Examine each line of the data. Copy those that contain the string "script".
Begin Extracted records
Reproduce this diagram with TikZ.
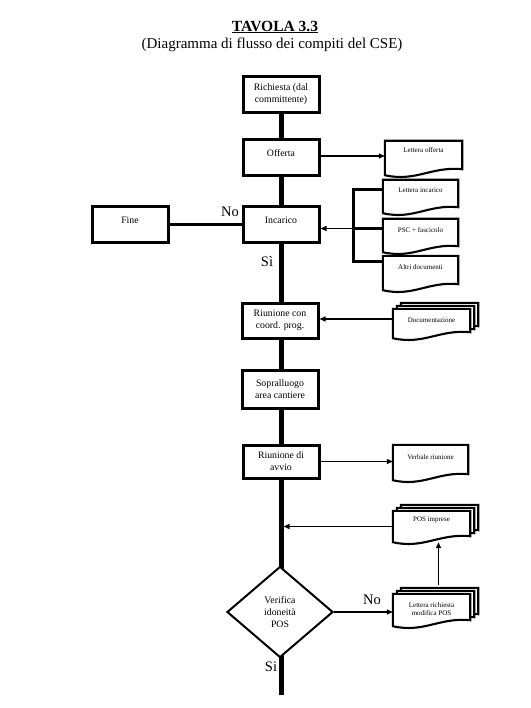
\documentclass[tikz,border=0pt]{standalone}
\usepackage{fontspec}
\setmainfont{Liberation Serif}
\usetikzlibrary{shapes.geometric,arrows.meta,calc}
\pgfdeclarelayer{bg}
\pgfsetlayers{bg,main}
\newcommand{\docpath}[3]{%
  \draw[docline] let \p1=(#1.north west), \p2=(#1.south east), \n1={\x2-\x1} in
    (\x1+#2,\y1+#3) -- (\x2+#2,\y1+#3) -- (\x2+#2,\y2+6pt+#3)
    .. controls (\x2-0.4*\n1+#2,\y2+9pt+#3) and (\x1+0.4*\n1+#2,\y2-7pt+#3) ..
    (\x1+#2,\y2+#3) -- cycle;}
\begin{document}
\begin{tikzpicture}[x=1pt,y=-1pt,
  box/.style={draw,line width=3pt,fill=white,minimum width=76pt,minimum height=36pt,
    align=center,inner sep=1pt,font=\fontsize{9.8}{11.8}\selectfont},
  hi/.style={text depth=10pt},
  docframe/.style={inner sep=0pt},
  docline/.style={draw,line width=2.1pt,fill=white,line join=miter},
  lbl/.style={font=\fontsize{7}{8.4}\selectfont,align=center,inner sep=0pt},
  spine/.style={line width=5pt},
  thick3/.style={line width=3pt},
  arr/.style={line width=1.3pt,-{Triangle[length=6pt,width=5pt]}},
  yn/.style={font=\fontsize{14.5}{16}\selectfont,inner sep=0pt}]
\useasboundingbox (0,0) rectangle (530,708);

% titles
\node (t1) at (275,27) {\fontsize{15.5}{17}\selectfont\underline{\textbf{TAVOLA 3.3}}};
\node (t2) at (272,45) {\fontsize{15}{17}\selectfont(Diagramma di flusso dei compiti del CSE)};

% main boxes
\node[box] (ric) at (281,94.5) {Richiesta (dal\\committente)};
\node[box,hi] (off) at (281,158) {Offerta};
\node[box,hi] (inc) at (281,225) {Incarico};
\node[box,hi] (fine) at (130,225) {Fine};
\node[box,minimum height=35pt] (rcp) at (280,320.5) {Riunione con\\coord. prog.};
\node[box,minimum height=38pt] (sop) at (280,389) {Sopralluogo\\area cantiere};
\node[box,minimum height=33pt] (rav) at (281,461.5) {Riunione di\\avvio};
\node[diamond,draw,line width=2pt,fill=white,minimum width=106pt,minimum height=91pt,
  inner sep=0pt,align=center,font=\fontsize{9.8}{11.8}\selectfont] (ver) at (280,612)
  {Verifica\\idoneità\\POS};
\coordinate (endsp) at (281,695);

% documents
\node[docframe,minimum width=77pt,minimum height=34pt,
  label={[lbl,anchor=center,yshift=-9pt]north:Lettera offerta}] (loff) at (423.5,158) {};
\node[docframe,minimum width=75pt,minimum height=33pt,
  label={[lbl,anchor=center,yshift=-10pt]north:Lettera incarico}] (linc) at (420.5,196.5) {};
\node[docframe,minimum width=75pt,minimum height=33pt,
  label={[lbl,anchor=center,yshift=-11pt]north:PSC + fascicolo}] (psc) at (420.5,235.5) {};
\node[docframe,minimum width=75pt,minimum height=34pt,
  label={[lbl,anchor=center,yshift=-11pt]north:Altri documenti}] (altri) at (420.5,273) {};
\node[docframe,minimum width=77pt,minimum height=29pt,
  label={[lbl,anchor=center,yshift=-11pt]north:Documentazione}] (docu) at (431.5,323.5) {};
\node[docframe,minimum width=75pt,minimum height=35pt,
  label={[lbl,anchor=center,yshift=-12pt]north:Verbale riunione}] (verb) at (430.5,462.5) {};
\node[docframe,minimum width=77pt,minimum height=31pt,
  label={[lbl,anchor=center,yshift=-9pt]north:POS imprese}] (pos) at (431.5,526.5) {};
\node[docframe,minimum width=77pt,minimum height=32pt,
  label={[lbl,anchor=center,yshift=-15pt]north:Lettera richiesta\\modifica POS}] (lrm) at (431.5,610) {};

\begin{pgfonlayer}{bg}
  \draw[spine] (ric.south) -- (endsp);
  \docpath{loff}{0pt}{0pt}
  \docpath{linc}{0pt}{0pt}
  \docpath{psc}{0pt}{0pt}
  \docpath{altri}{0pt}{0pt}
  \docpath{docu}{8pt}{6pt}
  \docpath{docu}{4pt}{3pt}
  \docpath{docu}{0pt}{0pt}
  \docpath{verb}{0pt}{0pt}
  \docpath{pos}{8pt}{6pt}
  \docpath{pos}{4pt}{3pt}
  \docpath{pos}{0pt}{0pt}
  \docpath{lrm}{8pt}{6pt}
  \docpath{lrm}{4pt}{3pt}
  \docpath{lrm}{0pt}{0pt}
\end{pgfonlayer}

% connectors
\draw[arr] (off.east) ++(0,-2) coordinate (offa) -- (offa -| loff.west);
\draw[thick3] (fine.east) -- (inc.west);
\coordinate (bt) at (353,190);
\coordinate (bm) at (353,228.5);
\coordinate (bb) at (353,261);
\draw[thick3] (bt -| linc.west) -- (bt) -- (bb) -- (bb -| altri.west);
\draw[thick3] (bm) -- (bm -| psc.west);
\draw[arr] (bm) -- (bm -| inc.east);
\draw[arr] (docu.west |- 0,319) coordinate (da) -- (da -| rcp.east);
\draw[arr] (rav.east) -- (rav.east -| verb.west);
\draw[arr,shorten >=2.5pt] (pos.west) -- (pos.west -| endsp);
\draw[arr] (ver.east) -- (ver.east -| lrm.west);
\coordinate (lrmtop) at ([xshift=7pt,yshift=9pt]lrm.north);
\draw[arr] (lrmtop) -- (lrmtop |- pos.south);

% yes/no labels
\node[yn] (no1) at (230,212) {No};
\node[yn] (si1) at (267,262) {Sì};
\node[yn] (no2) at (372,600) {No};
\node[yn] (si2) at (271,667) {Si};
\end{tikzpicture}
\end{document}
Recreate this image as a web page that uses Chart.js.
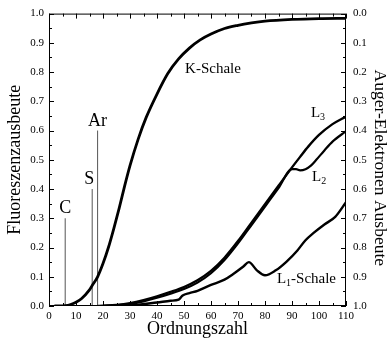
<!DOCTYPE html>
<html><head><meta charset="utf-8">
<script src="https://cdn.jsdelivr.net/npm/chart.js@4/dist/chart.umd.min.js"></script>
<style>html,body{margin:0;padding:0;background:#fff}</style>
</head><body>
<canvas id="c" width="390" height="341"></canvas>
<script>
// K-Schale
const kZ = [2, 4, 6, 8, 10, 12, 15, 16, 18, 20, 22, 24, 26, 28, 30, 33, 36, 40, 44, 48, 52, 56, 60, 65, 70, 75, 80, 90, 100, 110];
const kY = [0, 0, 0.001, 0.005, 0.013, 0.025, 0.055, 0.07, 0.1, 0.145, 0.2, 0.265, 0.335, 0.41, 0.48, 0.57, 0.645, 0.725, 0.795, 0.845, 0.882, 0.91, 0.93, 0.949, 0.96, 0.968, 0.974, 0.98, 0.983, 0.984];
// L3
const l3Z = [18, 20, 25, 30, 35, 40, 45, 50, 55, 60, 65, 70, 75, 80, 85, 90, 93, 96, 100, 105, 110];
const l3Y = [0, 0.001, 0.004, 0.01, 0.02, 0.033, 0.048, 0.065, 0.088, 0.12, 0.165, 0.222, 0.285, 0.348, 0.411, 0.474, 0.51, 0.545, 0.585, 0.622, 0.648];
// L2
const l2Z = [18, 20, 25, 30, 35, 40, 45, 50, 55, 60, 65, 70, 75, 80, 85, 90, 91.5, 93, 95, 97, 99, 102, 105, 110];
const l2Y = [0, 0.0, 0.002, 0.007, 0.016, 0.028, 0.042, 0.058, 0.08, 0.112, 0.157, 0.214, 0.277, 0.34, 0.403, 0.468, 0.468, 0.464, 0.468, 0.48, 0.5, 0.532, 0.562, 0.598];
// L1-Schale
const l1Z = [20, 30, 40, 45, 48, 49.5, 52, 55, 60, 65, 68, 72, 74, 77, 80, 84, 88, 92, 95, 98, 102, 106, 110];
const l1Y = [0, 0.002, 0.012, 0.018, 0.022, 0.036, 0.044, 0.052, 0.072, 0.09, 0.108, 0.135, 0.15, 0.122, 0.105, 0.122, 0.152, 0.19, 0.225, 0.25, 0.279, 0.305, 0.355];
// element marker lines
const elemNames = ['C', 'S', 'Ar'];
const elemZ = [6, 16, 18];
const elemTop = [0.30, 0.40, 0.60];
// tick labels
const xTicks = [0, 10, 20, 30, 40, 50, 60, 70, 80, 90, 100, 110];
const yTicks = [0.0, 0.1, 0.2, 0.3, 0.4, 0.5, 0.6, 0.7, 0.8, 0.9, 1.0];
// curve labels
const curveLabels = [
  {main: 'K-Schale', sub: '', rest: '', z: 50.4, v: 0.797},
  {main: 'L', sub: '3', rest: '', z: 97.0, v: 0.645},
  {main: 'L', sub: '2', rest: '', z: 97.4, v: 0.426},
  {main: 'L', sub: '1', rest: '-Schale', z: 84.4, v: 0.078}
];

const SERIF = "'Liberation Serif', 'Times New Roman', serif";
Chart.defaults.font.family = SERIF;
Chart.defaults.color = '#000';

const pts = (zs, ys) => zs.map((z, i) => ({x: z, y: ys[i]}));
const curveDs = (zs, ys, w) => ({data: pts(zs, ys), showLine: true, borderColor: '#000', borderWidth: w,
  pointRadius: 0, cubicInterpolationMode: 'monotone', fill: false, yAxisID: 'y'});

const datasets = [
  curveDs(kZ, kY, 2.8),
  curveDs(l3Z, l3Y, 2.4),
  curveDs(l2Z, l2Y, 2.2),
  curveDs(l1Z, l1Y, 2.4)
];
elemZ.forEach((z, i) => datasets.push({data: [{x: z, y: 0}, {x: z, y: elemTop[i]}], showLine: true,
  borderColor: '#555', borderWidth: 1, pointRadius: 0, yAxisID: 'y'}));

const decor = {
  id: 'decor',
  afterDraw(chart) {
    const ctx = chart.ctx, a = chart.chartArea;
    const xs = chart.scales.x, ys = chart.scales.y;
    ctx.save();
    ctx.strokeStyle = '#000';
    ctx.lineWidth = 1;
    ctx.strokeRect(a.left + 0.5, a.top + 0.5, a.right - a.left - 1, a.bottom - a.top - 1);
    ctx.beginPath();
    for (let z = 0; z <= 110; z += 5) {
      const px = Math.round(xs.getPixelForValue(z)) + 0.5;
      const L = (z % 10 === 0) ? 5 : 3;
      ctx.moveTo(px, a.bottom); ctx.lineTo(px, a.bottom - L);
      ctx.moveTo(px, a.top); ctx.lineTo(px, a.top + L);
    }
    for (let k = 0; k <= 20; k++) {
      const v = k * 0.05;
      const py = Math.round(ys.getPixelForValue(v)) + 0.5;
      const L = (k % 2 === 0) ? 5 : 3;
      ctx.moveTo(a.left, py); ctx.lineTo(a.left + L, py);
      ctx.moveTo(a.right, py); ctx.lineTo(a.right - L, py);
    }
    ctx.stroke();

    // element labels
    ctx.fillStyle = '#000';
    ctx.font = '18px ' + SERIF;
    ctx.textAlign = 'center';
    ctx.textBaseline = 'alphabetic';
    elemNames.forEach((n, i) => {
      let px = xs.getPixelForValue(elemZ[i]);
      if (n === 'S') px -= 3;
      ctx.fillText(n, px, ys.getPixelForValue(elemTop[i]) - 5);
    });

    // curve labels
    ctx.textAlign = 'left';
    curveLabels.forEach(c => {
      let px = xs.getPixelForValue(c.z);
      const py = ys.getPixelForValue(c.v);
      ctx.font = '15px ' + SERIF;
      ctx.fillText(c.main, px, py);
      px += ctx.measureText(c.main).width;
      if (c.sub) {
        ctx.font = '10px ' + SERIF;
        ctx.fillText(c.sub, px, py + 3);
        px += ctx.measureText(c.sub).width;
      }
      if (c.rest) {
        ctx.font = '15px ' + SERIF;
        ctx.fillText(c.rest, px, py);
      }
    });

    // axis titles
    ctx.font = '18px ' + SERIF;
    ctx.textAlign = 'center';
    ctx.textBaseline = 'middle';
    ctx.fillText('Ordnungszahl', (a.left + a.right) / 2, 329);
    ctx.save();
    ctx.translate(15, (a.top + a.bottom) / 2);
    ctx.rotate(-Math.PI / 2);
    ctx.fillText('Fluoreszenzausbeute', 0, 0);
    ctx.restore();
    ctx.save();
    ctx.translate(380, (a.top + a.bottom) / 2 + 8);
    ctx.rotate(Math.PI / 2);
    ctx.font = '17.5px ' + SERIF;
    ctx.fillText('Auger-Elektronen Ausbeute', 0, 0);
    ctx.restore();
    ctx.restore();
  }
};

new Chart(document.getElementById('c'), {
  type: 'scatter',
  data: {datasets},
  options: {
    responsive: false,
    animation: false,
    devicePixelRatio: 1,
    layout: {padding: {top: 10, left: 0, right: 0, bottom: 0}},
    plugins: {legend: {display: false}, tooltip: {enabled: false}},
    scales: {
      x: {
        type: 'linear', min: 0, max: 110,
        afterBuildTicks: s => { s.ticks = xTicks.map(v => ({value: v})); },
        ticks: {font: {size: 11}, padding: 4, maxRotation: 0, autoSkip: false},
        grid: {display: false, drawTicks: false},
        border: {display: false},
        afterFit: s => { s.height = 35; }
      },
      y: {
        type: 'linear', position: 'left', min: 0, max: 1,
        afterBuildTicks: s => { s.ticks = yTicks.map(v => ({value: v})); },
        ticks: {font: {size: 11}, padding: 5, callback: v => Number(v).toFixed(1)},
        grid: {display: false, drawTicks: false},
        border: {display: false},
        afterFit: s => { s.width = 49; }
      },
      y2: {
        type: 'linear', position: 'right', min: 0, max: 1, reverse: true,
        afterBuildTicks: s => { s.ticks = yTicks.map(v => ({value: v})); },
        ticks: {font: {size: 11}, padding: 7, callback: v => Number(v).toFixed(1)},
        grid: {display: false, drawTicks: false},
        border: {display: false},
        afterFit: s => { s.width = 44; }
      }
    }
  },
  plugins: [decor]
});
</script>
</body></html>
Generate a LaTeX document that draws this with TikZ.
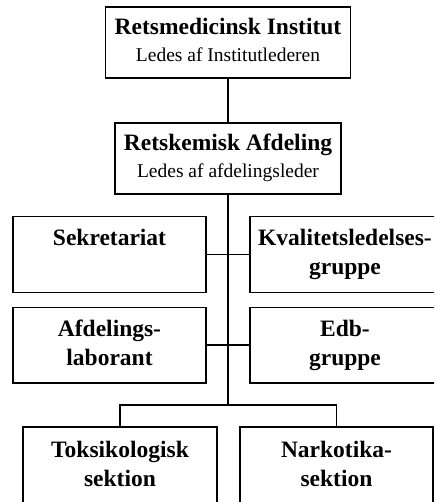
\documentclass[tikz,border=0pt]{standalone}
\usepackage{fontspec}
\setmainfont{Liberation Serif}

\begin{document}
\begin{tikzpicture}[x=1pt,y=-1pt,line width=1.5pt]
  \def\bf{\fontsize{23.5}{28.3}\selectfont\bfseries}
  \def\hb{\fontsize{23.5}{26}\selectfont\bfseries}
  \def\rm{\fontsize{19.5}{26}\selectfont\mdseries}

\tikzstyle{unit}=[draw,rectangle,inner sep=0pt,align=center,minimum height=75.5pt]
\tikzstyle{head}=[unit,minimum height=71pt]
\useasboundingbox (0,0) rectangle (434,502);
\clip (0,0) rectangle (434,502);
% ledelse
\node[head,minimum width=245pt] (inst) at (228,42.5) {\hb Retsmedicinsk Institut\strut\\ \rm Ledes af Institutlederen\strut};
\node[head,minimum width=226pt] (afd) at (228,158.5) {\hb Retskemisk Afdeling\strut\\ \rm Ledes af afdelingsleder\strut};
\draw (inst) -- (afd);
% stabe
\node[unit,minimum width=193pt] (sek) at (109.5,254.5) {\bf Sekretariat\strut\\ \mbox{\bf\strut}};
\node[unit,minimum width=190pt] (kval) at (345,254.5) {\bf Kvalitetsledelses-\strut\\ \bf gruppe\strut};
\draw (sek) -- (kval);
\node[unit,minimum width=193pt] (lab) at (109.5,345) {\bf Afdelings-\strut\\ \bf laborant\strut};
\node[unit,minimum width=190pt] (edb) at (345,345) {\bf Edb-\strut\\ \bf gruppe\strut};
\draw (lab) -- (edb);
% sektioner
\coordinate (split) at (228,405);
\draw (afd) -- (split);
\node[unit,minimum width=194pt,minimum height=78pt] (tox) at (120,466) {\bf Toksikologisk\strut\\ \bf sektion\strut};
\node[unit,minimum width=193pt,minimum height=78pt] (nark) at (336.5,466) {\bf Narkotika-\strut\\ \bf sektion\strut};
\draw (tox) |- (split) -| (nark);
\end{tikzpicture}
\end{document}
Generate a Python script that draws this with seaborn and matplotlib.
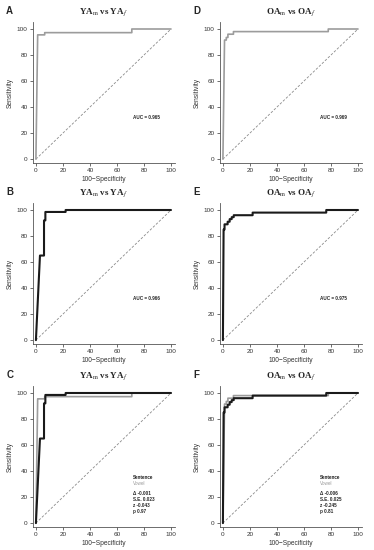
End Extracted records
* Response to the task
<script src="https://cdn.jsdelivr.net/npm/chart.js@4/dist/chart.umd.min.js"></script>
<script>
</script>
Generate a Python script that draws this with seaborn and matplotlib.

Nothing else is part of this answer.